California Gov. Gavin Newsom on Monday announced that he signed legislation targeting some fast food franchises to lift minimum wages to $22 per hour and change working conditions. Opponents have described the bill as “hypocritical” and “ill-considered.”
The bill will create a 10-member Fast Food Council appointed by Newsom, a Democrat, and other state lawmakers.
“California is committed to ensuring that the men and women who have helped build our world-class economy are able to share in the state’s prosperity,” Newsom said in a statement.
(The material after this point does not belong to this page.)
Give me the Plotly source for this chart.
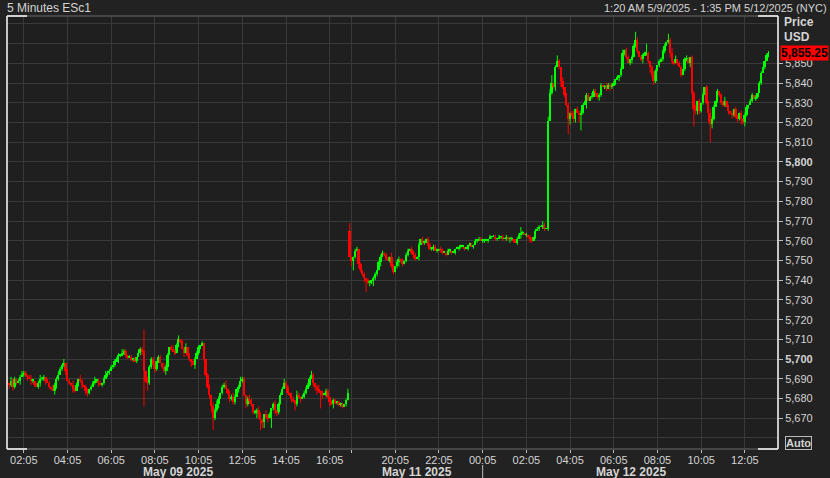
import plotly.graph_objects as go

# ---------------- data ----------------
# Session 1: May 09 2025, 5-min candles 01:20 .. 16:55 (closes, by hour)
S1_CLOSE = [
    5688, 5687, 5689, 5686, 5690, 5688, 5689, 5691,
    5692, 5693, 5692, 5691, 5690, 5689, 5689, 5687, 5686, 5688, 5690, 5690,
    5691, 5689, 5688, 5686, 5685, 5684, 5687, 5690, 5692, 5695, 5697, 5698,
    5694, 5689, 5688, 5687, 5685, 5684, 5687, 5690, 5689, 5687, 5686, 5684,
    5683, 5685, 5686, 5688, 5689, 5689, 5688, 5687, 5688, 5690, 5692, 5693,
    5694, 5696, 5697, 5699, 5700, 5702, 5702, 5703, 5704, 5702, 5701, 5701,
    5700, 5700, 5699, 5701, 5703, 5705, 5704, 5694, 5689, 5688, 5696, 5700,
    5697, 5695, 5699, 5701, 5698, 5696, 5694, 5696, 5702, 5706, 5705, 5704,
    5703, 5707, 5710, 5709, 5705, 5703, 5706, 5702, 5700, 5699, 5697, 5700,
    5703, 5706, 5707, 5708, 5700, 5692, 5686, 5682, 5676, 5670, 5674, 5677,
    5680, 5683, 5686, 5687, 5685, 5683, 5680, 5681, 5678, 5681, 5685, 5686,
    5689, 5690, 5682, 5677, 5680, 5679, 5677, 5673, 5673, 5674, 5672, 5669,
    5668, 5672, 5671, 5670, 5672, 5675, 5677, 5674, 5673, 5677, 5682, 5685,
    5688, 5686, 5683, 5682, 5680, 5679, 5677, 5682, 5681, 5680, 5681, 5683,
    5685, 5687, 5690, 5692, 5688, 5686, 5685, 5684, 5683, 5682, 5682, 5684,
    5681, 5678, 5677, 5679, 5678, 5678, 5677, 5677, 5676, 5677, 5679, 5683,
]
S1_FIRST_OPEN = 5689
S1_WICK_UP = ("10211011" "211012101121" "101102112102" "011021102101" "101120110121"
              "110111021101" "101021100211" "120110211012" "112011201011" "110100110212"
              "101120112101" "211012101121" "102110120111" "211011021011" "111210120111"
              "101110111012")
S1_WICK_DN = ("12121102" "011202110121" "120110221011" "201121011202" "211011201101"
              "101102101110" "110101211011" "021101122010" "101102011302" "011011123411"
              "201101211102" "011212111323" "231201122100" "011121311201" "101022311201"
              "120211111010")
S1_HIGH_OVR = {75: 5715, 167: 5694}
S1_LOW_OVR = {75: 5676, 77: 5684, 113: 5664, 139: 5664, 140: 5665, 145: 5665, 172: 5675}

# Session 2: May 11 18:00 .. May 12 2025 (closes, by hour)
S2_CLOSE = [
    5752, 5750, 5752, 5755, 5756, 5748, 5745, 5743, 5741, 5740, 5739, 5739,
    5740, 5741, 5743, 5745, 5749, 5752, 5754, 5753, 5751, 5750, 5752, 5747,
    5744, 5747, 5749, 5751, 5750, 5748, 5750, 5753, 5755, 5756, 5754, 5753,
    5751, 5752, 5758, 5761, 5759, 5759, 5761, 5758, 5756, 5756, 5757, 5755,
    5755, 5756, 5755, 5754, 5754, 5753, 5755, 5755, 5754, 5754, 5756, 5756,
    5757, 5757, 5757, 5756, 5756, 5758, 5758, 5757, 5758, 5760, 5760, 5761,
    5760, 5760, 5760, 5760, 5761, 5762, 5762, 5762, 5761, 5761, 5762, 5762,
    5761, 5761, 5762, 5761, 5761, 5761, 5760, 5759, 5761, 5763, 5764, 5764,
    5763, 5763, 5762, 5761, 5760, 5762, 5765, 5766, 5767, 5767, 5768, 5766,
    5766, 5821, 5835, 5840, 5838, 5848, 5851, 5848, 5841, 5838, 5834, 5829,
    5822, 5825, 5824, 5822, 5827, 5825, 5824, 5825, 5829, 5829, 5834, 5831,
    5833, 5833, 5836, 5835, 5833, 5834, 5839, 5838, 5838, 5837, 5839, 5838,
    5839, 5840, 5842, 5843, 5844, 5847, 5855, 5857, 5853, 5850, 5852, 5853,
    5859, 5862, 5856, 5853, 5852, 5854, 5855, 5855, 5851, 5848, 5844, 5841,
    5846, 5849, 5851, 5852, 5856, 5859, 5861, 5862, 5855, 5851, 5850, 5852,
    5850, 5848, 5844, 5847, 5852, 5852, 5850, 5853, 5835, 5827, 5826, 5831,
    5826, 5830, 5834, 5838, 5830, 5825, 5819, 5822, 5828, 5831, 5836, 5834,
    5830, 5829, 5831, 5828, 5826, 5825, 5824, 5827, 5823, 5822, 5825, 5822,
    5820, 5824, 5828, 5829, 5831, 5834, 5832, 5833, 5835, 5840, 5845, 5848,
    5851, 5854, 5855.25,
]
S2_FIRST_OPEN = 5765
S2_WICK_UP = ("400110101011" "011011101102" "101101011011" "101011011011" "101101110101"
              "011010110101" "101101011010" "101011011121" "010110111021" "022301110201"
              "101201110211" "021101101211" "110101201101" "141011121012" "101111011302"
              "011012101120" "101011211010" "112010101101" "011011010110" "011")
S2_WICK_DN = ("031102112312" "131102011011" "101211011012" "102011011110" "101101011010"
              "110101101010" "011010101101" "101121101021" "011210101011" "010112013111"
              "831220411020" "010212101102" "101021011012" "011012011312" "101011012110"
              "101011021322" "211015521011" "111021211213" "121101011010" "101")
S2_HIGH_OVR = {0: 5769, 94: 5767, 111: 5844, 114: 5854, 157: 5866, 163: 5860, 175: 5865}
S2_LOW_OVR = {2: 5745, 9: 5734, 13: 5737, 120: 5814, 127: 5816, 189: 5818, 198: 5810}

LAST_PRICE = 5855.25
S2_START_INDEX = 188

X_TICK_POS = [9, 33, 57, 81, 105, 129, 153, 177, 189,
              213, 237, 261, 285, 309, 333, 357, 381, 405]
X_TICK_TEXT = ["02:05", "04:05", "06:05", "08:05", "10:05", "12:05", "14:05", "16:05", "",
               "20:05", "22:05", "00:05", "02:05", "04:05", "06:05", "08:05", "10:05", "12:05"]
DAY_LABELS = ["May 09 2025", "May 11 2025", "May 12 2025"]
DAY_LABEL_POS = [93.7, 225, 342.4]
DAY_DIVIDER_POS = 261

Y_TICKS = list(range(5670, 5851, 10))
Y_GRID_EXTRA = [5660, 5860, 5870]


def build(closes, first_open, wu, wd, hi_ovr, lo_ovr):
    o, h, l = [], [], []
    for k, c in enumerate(closes):
        op = first_open if k == 0 else closes[k - 1]
        o.append(op)
        h.append(hi_ovr.get(k, max(op, c) + int(wu[k])))
        l.append(lo_ovr.get(k, min(op, c) - int(wd[k])))
    return o, h, l


o1, h1, l1 = build(S1_CLOSE, S1_FIRST_OPEN, S1_WICK_UP, S1_WICK_DN, S1_HIGH_OVR, S1_LOW_OVR)
o2, h2, l2 = build(S2_CLOSE, S2_FIRST_OPEN, S2_WICK_UP, S2_WICK_DN, S2_HIGH_OVR, S2_LOW_OVR)

x = list(range(len(S1_CLOSE))) + [S2_START_INDEX + k for k in range(len(S2_CLOSE))]
opens = o1 + o2
highs = h1 + h2
lows = l1 + l2
closes = S1_CLOSE + S2_CLOSE

GREEN = "#00ff00"
RED = "#ff0000"
TXT = "#d4d4d4"
FONT = "Liberation Sans, Arial, sans-serif"

up = [c >= o for o, c in zip(opens, closes)]
body_base = [min(o, c) for o, c in zip(opens, closes)]
body_h = [max(abs(c - o), 0.4) for o, c in zip(opens, closes)]
colors = [GREEN if u else RED for u in up]

fig = go.Figure()
for want, col in ((True, GREEN), (False, RED)):
    wx, wy = [], []
    for xi, hi, lo, u in zip(x, highs, lows, up):
        if u == want:
            wx += [xi, xi, None]
            wy += [lo, hi, None]
    fig.add_trace(go.Scatter(x=wx, y=wy, mode="lines", line=dict(color=col, width=1),
                             hoverinfo="skip", showlegend=False))
fig.add_trace(go.Bar(x=x, y=body_h, base=body_base, width=1.0,
                     marker=dict(color=colors, line=dict(width=0)),
                     hoverinfo="skip", showlegend=False))

W, H = 830, 478
L, R, T, B = 7, 778, 16, 449


def px(xp):
    return (xp - L) / (R - L)


def py(yp):
    return (B - yp) / (B - T)


fig.update_layout(
    width=W, height=H,
    margin=dict(l=L, r=W - R, t=T, b=H - B, pad=0),
    paper_bgcolor="#222222", plot_bgcolor="#1e1f1e",
    font=dict(family=FONT, size=11, color=TXT),
    xaxis=dict(
        range=[-0.22, 423.2],
        tickmode="array", tickvals=X_TICK_POS, ticktext=X_TICK_TEXT,
        ticks="outside", ticklen=3, tickcolor="#bbbbbb", tickwidth=1,
        ticklabelstandoff=-2,
        showgrid=True, gridcolor="#393939", gridwidth=1,
        zeroline=False, showline=False,
        tickfont=dict(size=11, color=TXT, family=FONT),
    ),
    yaxis=dict(
        range=[5654.4, 5874.0], side="right",
        tickmode="array", tickvals=Y_TICKS,
        ticktext=[("<b>%s</b>" if v % 100 == 0 else "%s") % f"{v:,}" for v in Y_TICKS],
        ticks="outside", ticklen=4, tickcolor="#bbbbbb", tickwidth=1,
        showgrid=True, gridcolor="#393939", gridwidth=1,
        minor=dict(tickvals=Y_GRID_EXTRA, showgrid=True, gridcolor="#393939", ticks=""),
        zeroline=False, showline=False,
        tickfont=dict(size=11, color=TXT, family=FONT),
    ),
    hovermode=False,
    bargap=0,
)

shapes = []
# frame: white sides, grey top/bottom with white corners
shapes.append(dict(type="line", xref="paper", yref="paper", x0=0, x1=0, y0=0, y1=1,
                   line=dict(color="#ffffff", width=1.5)))
shapes.append(dict(type="line", xref="paper", yref="paper", x0=1, x1=1, y0=0, y1=1,
                   line=dict(color="#ffffff", width=1.5)))
for yy in (0, 1):
    shapes.append(dict(type="line", xref="paper", yref="paper", x0=0, x1=1, y0=yy, y1=yy,
                       line=dict(color="#6a6a6a", width=1)))
    shapes.append(dict(type="line", xref="paper", yref="paper", x0=0, x1=px(L + 20), y0=yy, y1=yy,
                       line=dict(color="#ffffff", width=1.5)))
    shapes.append(dict(type="line", xref="paper", yref="paper", x0=px(R - 20), x1=1, y0=yy, y1=yy,
                       line=dict(color="#ffffff", width=1.5)))
# day divider under the axis
shapes.append(dict(type="line", xref="x", yref="paper", x0=DAY_DIVIDER_POS, x1=DAY_DIVIDER_POS,
                   y0=py(465), y1=py(478), line=dict(color="#bbbbbb", width=1)))
fig.update_layout(shapes=shapes)

ann = []
ann.append(dict(text="5 Minutes ESc1", xref="paper", yref="paper", x=px(5), y=py(8),
                xanchor="left", yanchor="middle", showarrow=False,
                font=dict(size=12, color=TXT, family=FONT)))
ann.append(dict(text="1:20 AM 5/9/2025 - 1:35 PM 5/12/2025 (NYC)", xref="paper", yref="paper",
                x=px(829), y=py(8), xanchor="right", yanchor="middle", showarrow=False,
                font=dict(size=11, color=TXT, family=FONT)))
ann.append(dict(text="<b>Price</b>", xref="paper", yref="paper", x=px(782), y=py(22),
                xanchor="left", yanchor="middle", showarrow=False,
                font=dict(size=12, color=TXT, family=FONT)))
ann.append(dict(text="<b>USD</b>", xref="paper", yref="paper", x=px(782), y=py(37),
                xanchor="left", yanchor="middle", showarrow=False,
                font=dict(size=12, color=TXT, family=FONT)))
ann.append(dict(text="<b>%s</b>" % f"{LAST_PRICE:,.2f}", xref="paper", yref="y", x=px(780), y=LAST_PRICE,
                xanchor="left", yanchor="middle", showarrow=False, bgcolor=RED, borderpad=0,
                font=dict(size=12, color="#000000", family=FONT)))
ann.append(dict(text="<b>Auto</b>", xref="paper", yref="paper", x=px(785), y=py(442.5),
                xanchor="left", yanchor="middle", showarrow=False, bordercolor="#bbbbbb",
                borderwidth=1, borderpad=0, font=dict(size=11, color=TXT, family=FONT)))
for lab, pos in zip(DAY_LABELS, DAY_LABEL_POS):
    ann.append(dict(text="<b>%s</b>" % lab, xref="x", yref="paper", x=pos, y=py(472),
                    xanchor="center", yanchor="middle", showarrow=False,
                    font=dict(size=12, color=TXT, family=FONT)))
fig.update_layout(annotations=ann)

fig.write_html("out.html", config={"displayModeBar": False},
               post_script="document.body.style.margin='0';document.body.style.overflow='hidden';")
“Today’s action gives hardworking fast-food workers a stronger voice and seat at the table to set fair wages and critical health and safety standards across the industry. I’m proud to sign this legislation on Labor Day when we pay tribute to the workers who keep our state running as we build a stronger, more inclusive economy for all Californians.”
The council will be made up of fast food workers, employee advocates, franchisees, franchisors, and representatives from the Governor’s Office of Business and Economic Development and the Department of Industrial Relations.
The council members who are bureaucrats, fast food restaurant employees, franchisees, and franchisors will be appointed by the governor. The state assembly speaker and Senate Rules Committee speaker will each appoint one member as an advocate for fast food restaurant employees, according to the legislation.
According to the bill, the state-appointed council will establish minimum standards on wages, working hours, and other working conditions for workers at fast food restaurants that have “100 or more establishments nationally that share a common brand, or that are characterized by standardized options for decor, marketing, packaging, products, and services.”
The exception to this rule is for fast food chains that as of Sept. 1 operate an on-site bakery.
The California Restaurant Association (CRA) argued that the bill unfairly targets some franchises to the detriment of others and the community.
“By signing AB 257 into law, Governor Newsom has not leveled the playing field but instead targeted one slice of California’s small businesses and consumers who rely on counter service restaurants to feed their families,” a statement from the organization reads.
“As individual employers and neighborhood restaurants across the state, we will use every tool at our disposal to protect our consumers, workers, and other job providers from the pain and havoc that will result from enacting this bill.”
CRA also decried the signing of the bill while inflation in the United States is at record high levels, saying that consumers and small business owners will pay a 20 percent increase “to fund the outsourcing of the legislature’s duties to union-led bureaucracy.”
“By arbitrarily singling out a sliver of the restaurant industry, California’s approach imposes higher costs on one type of restaurant while sparing others, putting some workers at a disadvantage and picking clear ‘winners’ and ‘losers.’
“Governor Newsom ignored the arbitrary and haphazard nature of this bill and signed into law a reckless precedent which will have far-reaching harmful impacts beyond the state’s borders,” the organization said.
‘California Food Tax’
McDonald’s USA President Joe Erlinger, a California native, said that the state government has been driving businesses out of California with its policies.
Erlinger said he supports wage increases and noted that McDonald’s operates well in jurisdictions with high minimum wage regulations in the United States and around the world.
But he said that the approach California has taken “targets some workplaces and not others.”
“It imposes higher costs on one type of restaurant, while sparing another. That’s true even if those two restaurants have the same revenues and the same number of employees,” he said in an open letter.
“If you are a small business owner running two restaurants that are part of a national chain, like McDonald’s, you can be targeted by the bill,” he added.
“But if you own 20 restaurants that are not part of a large chain, the bill does not apply to you. For unexplainable reasons, brands with fewer than 100 locations are excluded. Even more mystifying, the legislation excludes certain restaurants that bake bread. I can only conclude this is the outcome of backroom politicking.”
Erlinger said the bill is “lopsided, hypocritical and ill-considered” and noted that economists have warned that it will “drive up the cost of eating at a quick service restaurant in California by 20 percent at a time when Americans already face soaring costs in supermarkets and at gas pumps.”